Tuesday, 2 December 2014

Learning multiple Languages (at the same time...)

Should you (attempt) to learn more than one language at at time? This is something I've pondered for a while. I've read many discussions on why it's not a good idea, and a handful on why you can and how to go about it. What I've discovered is that there's really no one answer. I have a list of languages I'd like to study, some in more depth than others, and as an older language learner I'm feeling that I want to explore them sooner rather than later!
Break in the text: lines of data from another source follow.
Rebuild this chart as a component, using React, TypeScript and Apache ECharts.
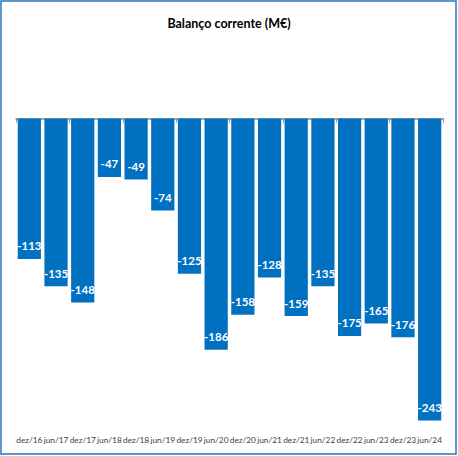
import React, { useEffect, useRef } from "react";
import * as echarts from "echarts";

const categories = ["dez/16", "jun/17", "dez/17", "jun/18", "dez/18", "jun/19", "dez/19", "jun/20", "dez/20", "jun/21", "dez/21", "jun/22", "dez/22", "jun/23", "dez/23", "jun/24"];
const values = [-113, -135, -148, -47, -49, -74, -125, -186, -158, -128, -159, -135, -175, -165, -176, -243];
const titleText = "Balanço corrente (M€)";

export default function App() {
  const ref = useRef<HTMLDivElement>(null);
  useEffect(() => {
    if (!ref.current) return;
    const chart = echarts.init(ref.current, null, { renderer: "svg" });
    const font = "Lato, 'Open Sans', sans-serif";
    chart.setOption({
      animation: false,
      backgroundColor: "#ffffff",
      title: {
        text: titleText,
        left: "center",
        top: 12,
        textStyle: { fontFamily: font, fontSize: 12.5, fontWeight: "bold", color: "#000000" },
      },
      graphic: [
        {
          type: "rect",
          shape: { x: 1, y: 1, width: 455, height: 453 },
          style: { fill: "none", stroke: "#2E75B6", lineWidth: 1.5 },
          silent: true,
        },
      ],
      grid: { left: 16, right: 15, top: 118.5, height: 310.7 },
      xAxis: [
        {
          type: "category",
          data: categories,
          position: "top",
          axisLine: { show: true, onZero: false, lineStyle: { color: "#8c8c8c", width: 1.5 } },
          axisTick: { show: true, inside: true, length: 4, lineStyle: { color: "#8c8c8c" } },
          axisLabel: { show: false },
        },
        {
          type: "category",
          data: categories,
          position: "bottom",
          axisLine: { show: false },
          axisTick: { show: false },
          axisLabel: { interval: 0, fontFamily: font, fontSize: 8.3, color: "#404040", margin: 7 },
        },
      ],
      yAxis: {
        type: "value",
        min: -250,
        max: 0,
        show: false,
        splitLine: { show: false },
      },
      series: [
        {
          type: "bar",
          data: values,
          xAxisIndex: 0,
          barCategoryGap: "13%",
          itemStyle: { color: "#0070C0" },
          label: {
            show: true,
            position: "insideBottom",
            distance: 7,
            color: "#ffffff",
            fontFamily: font,
            fontWeight: "bold",
            fontSize: 11.5,
          },
        },
      ],
    });
    return () => chart.dispose();
  }, []);
  return <div ref={ref} style={{ position: "fixed", left: 0, top: 0, width: 458, height: 456 }} />;
}
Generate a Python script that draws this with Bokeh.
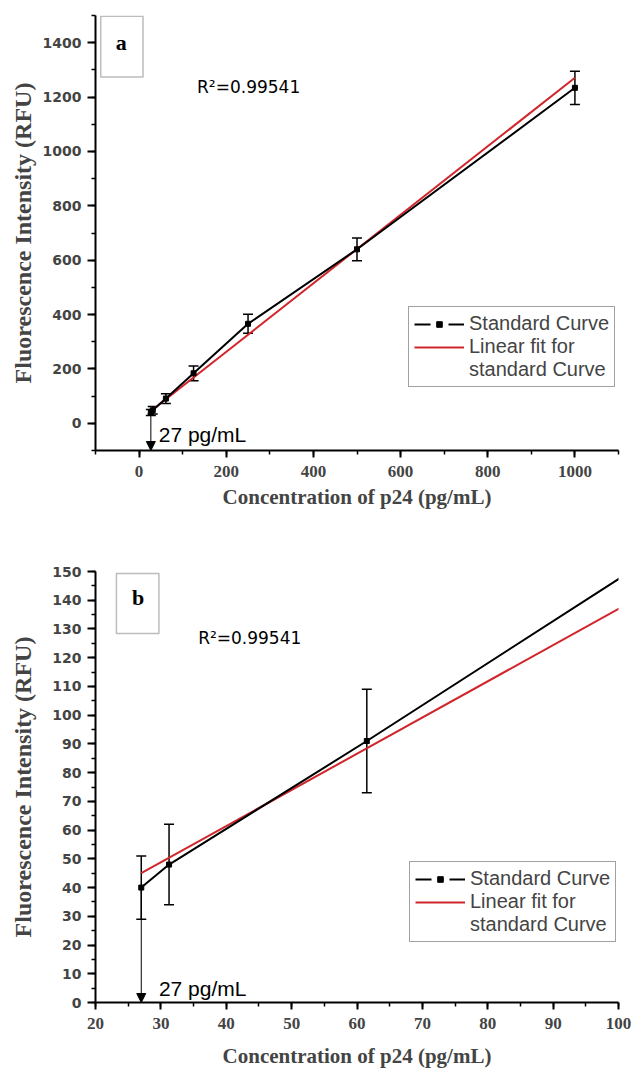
from bokeh.plotting import figure
from bokeh.models import (ColumnDataSource, Whisker, TeeHead, Arrow, NormalHead, Label,
                          BoxAnnotation, Legend, LegendItem, Range1d, SingleIntervalTicker)
from bokeh.layouts import column
from bokeh.embed import file_html
from bokeh.resources import INLINE

# ---- data ----
conc = [27, 31.25, 61.5, 125, 250, 500, 1000]
fluor = [40, 48, 91, 184, 366, 640, 1234]
err = [11, 14, 18, 27, 35, 42, 61]
fit_x = [27, 1000]
fit_y = [45, 1271]
lod = 27
lod_text = "27 pg/mL"
r2_text = "R\u00b2=0.99541"
x_title = "Concentration of p24 (pg/mL)"
y_title = "Fluorescence Intensity (RFU)"
legend_labels = ["Standard Curve", "Linear fit for", "standard Curve"]

RED = "#d0262b"


def make_panel(width, height, mb_left, mb_right, mb_top, mb_bottom,
               xr, yr, xint, yint, tag, tag_box, tag_xy, r2_xy, lod_xy,
               leg_loc, xlabel_standoff, ylabel_standoff):
    p = figure(width=width, height=height, output_backend="svg", toolbar_location=None,
               x_range=Range1d(*xr), y_range=Range1d(*yr),
               min_border_left=mb_left, min_border_right=mb_right,
               min_border_top=mb_top, min_border_bottom=mb_bottom)
    p.outline_line_color = None
    p.grid.visible = False
    p.background_fill_color = "white"
    p.border_fill_color = "white"

    p.xaxis.ticker = SingleIntervalTicker(interval=xint, num_minor_ticks=2)
    p.yaxis.ticker = SingleIntervalTicker(interval=yint, num_minor_ticks=2)
    for ax in (p.xaxis[0], p.yaxis[0]):
        ax.axis_line_width = 2
        ax.axis_line_color = "black"
        ax.major_tick_line_width = 2
        ax.minor_tick_line_width = 1.5
        ax.major_tick_in = 0
        ax.major_tick_out = 8
        ax.minor_tick_in = 0
        ax.minor_tick_out = 4
    p.xaxis.major_label_standoff = 8
    p.yaxis.major_label_standoff = 6
    p.xaxis.major_label_text_font = "Liberation Serif"
    p.xaxis.major_label_text_font_style = "bold"
    p.xaxis.major_label_text_font_size = "17px"
    p.xaxis.major_tick_out = 7
    p.yaxis.major_label_text_font = "DejaVu Sans"
    p.yaxis.major_label_text_font_style = "bold"
    p.yaxis.major_label_text_font_size = "14px"
    p.xaxis.axis_label = x_title
    p.yaxis.axis_label = y_title
    for ax in (p.xaxis[0], p.yaxis[0]):
        ax.axis_label_text_font = "Liberation Serif"
        ax.axis_label_text_font_style = "bold"
    p.xaxis.axis_label_text_font_size = "21px"
    p.yaxis.axis_label_text_font_size = "24px"
    p.xaxis.axis_label_standoff = xlabel_standoff
    p.yaxis.axis_label_standoff = ylabel_standoff

    src = ColumnDataSource(dict(
        x=conc, y=fluor,
        upper=[v + e for v, e in zip(fluor, err)],
        lower=[v - e for v, e in zip(fluor, err)],
    ))
    fit_src = ColumnDataSource(dict(x=fit_x, y=fit_y))

    fit_r = p.line("x", "y", source=fit_src, line_color=RED, line_width=2)
    p.line("x", "y", source=src, line_color="black", line_width=2)
    pts_r = p.scatter("x", "y", source=src, marker="square", size=5,
                      fill_color="black", line_color="black")
    wh = Whisker(source=src, base="x", upper="upper", lower="lower",
                 line_color="black", line_width=1.5,
                 upper_head=TeeHead(size=10, line_width=1.5, line_color="black"),
                 lower_head=TeeHead(size=10, line_width=1.5, line_color="black"))
    p.add_layout(wh)

    # LOD arrow
    p.add_layout(Arrow(x_start=lod, y_start=fluor[0], x_end=lod, y_end=yr[0],
                       line_width=1, line_color="black",
                       end=NormalHead(size=9, fill_color="black", line_color="black",
                                      line_width=1)))
    p.add_layout(Label(x=lod_xy[0], y=lod_xy[1], text=lod_text, text_font="Liberation Sans",
                       text_font_size="21px", text_baseline="alphabetic", text_color="black"))
    p.add_layout(Label(x=r2_xy[0], y=r2_xy[1], text=r2_text, text_font="DejaVu Sans",
                       text_font_size="17px", text_baseline="alphabetic", text_color="black"))

    # panel tag box
    p.add_layout(BoxAnnotation(left=tag_box[0], right=tag_box[1], bottom=tag_box[2],
                               top=tag_box[3], fill_alpha=0, line_color="#222222",
                               line_width=1.5))
    p.add_layout(Label(x=tag_xy[0], y=tag_xy[1], text=tag, text_font="Liberation Serif",
                       text_font_style="bold", text_font_size="22px", text_align="center",
                       text_baseline="middle", text_color="black"))

    # legend helpers: single-point lines draw nothing in the plot, only in the legend
    dash_r = p.line(x=[conc[0]], y=[fluor[0]], line_color="black", line_width=2,
                    line_dash="16 18")
    blank_r = p.line(x=[conc[0]], y=[fluor[0]], line_color="black", line_alpha=0)
    leg = Legend(items=[LegendItem(label=legend_labels[0], renderers=[dash_r, pts_r]),
                        LegendItem(label=legend_labels[1], renderers=[fit_r]),
                        LegendItem(label=legend_labels[2], renderers=[blank_r])],
                 location=leg_loc)
    leg.label_text_font = "Liberation Sans"
    leg.label_text_font_size = "20px"
    leg.glyph_width = 50
    leg.glyph_height = 14
    leg.label_height = 23
    leg.label_standoff = 5
    leg.padding = 5
    leg.spacing = 0
    leg.margin = 0
    leg.border_line_color = "#444444"
    leg.border_line_width = 1
    leg.background_fill_alpha = 1
    p.add_layout(leg)
    return p


p1 = make_panel(631, 520, 95, 8, 15, 70,
                (-100, 1100), (-100, 1500), 200, 200,
                "a", (-88, 9, 1274, 1497), (-41, 1400), (133, 1238), (45, -42),
                (313, 63), 5, 4)
p2 = make_panel(631, 550, 89, 13, 51, 68,
                (20, 100), (0, 150), 10, 10,
                "b", (23.2, 29.7, 128.4, 149.3), (26.5, 141), (35.7, 127), (29.7, 4.7),
                (314, 60), 12, 13)

layout = column(p1, p2, spacing=0)
open("out.html", "w").write(file_html(layout, INLINE))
After reading Ellen Jovin's wonderful blog I felt like I'd been given permission to take a peek at some of the another languages on my list. Ellen chooses to spend about 3 months studying one language before moving onto the next, and while I have no intention of giving up Russian I'm also very curious about several other languages especially Dutch, Japanese, Arabic, Romanian, Esperanto and Toki Pona.

my slightly biased language shelf!

I was thinking of studying Esperanto, and read a number of articles on how Esperanto helps learners to improve quicker with other languages as well. I was also drawn to how fast people seem to be able to use it, and how you can become quite good at it in a relatively short time. However, I was getting strong urges to take a look at Dutch, and after finding a Teach yourself Dutch book for 75p in a charity shop (plus some great Russian books!), I decided to go with this instead.  I also really wanted to try out duolingo (after reading lots of great reviews), and not one of the other languages on my list is available there (yet).  Plus because Dutch is suppose to be quite close to English I was curious to see how true this was, and I thought it would be a complete change from Russian (I also read about how it's best to learn two languages that are not related if learning more than one at a time).

my great charity shop finds, cost me £3 in all!

So, I started very enthusiastically a couple of weeks ago, spending about 10/15 minutes on duolingo (which I do enjoy, finally feel part of that club! :D), doing a basic memrise course and (if time) working through a lesson in the Teach yourself book or at learndutch.org - all in a very laid back way. My only rule was that I had to get my Russian all done first. I have found Dutch easier then Russian, helped by similar words (sometimes the same words as in English), and the familiarity of the Latin alphabet. I have not struggled with confusing the languages which is a concern in some of the articles I read. Probably because I'm at different levels with them, and they are very different.

However, after a good start I began to get frustrated with a few things. My time is very limited, and some days I don't even get to my Russian. On bad days like that I will try and get on memrise to at least review my words, but that's all that happens. Over the past week I've had ill kids and been poorly myself, so my learning time has been very sporadic. This means that no Dutch gets done, and when I do get back to it I have to go over the same stuff as it's leaked out of my brain! So, the slow progress is annoying particularly when I feel I could get further in Dutch much faster than I have in Russian. I'm also unable to dig as far into Dutch as I would like, I'm reaching the point where unless I just want to carry on studying Dutch casually and for fun, I need to look at rules and grammar. But to find myself at 1am reading about when to use de or het is making my head spin! First world problems eh?!

So what to do? I love Russian, however hard it is, and no matter how terrible I am at it I can't stop! I'm also really enjoying Dutch though, and would love to progress further. I'm not sure if it comes down to realising what my limitations are and just carry on as I am, or tweaking things to maybe doing a couple of days of just Dutch a week, or dropping Dutch for now until my Russian level improves. I think it may just take some trial and error to figure out what's going to work.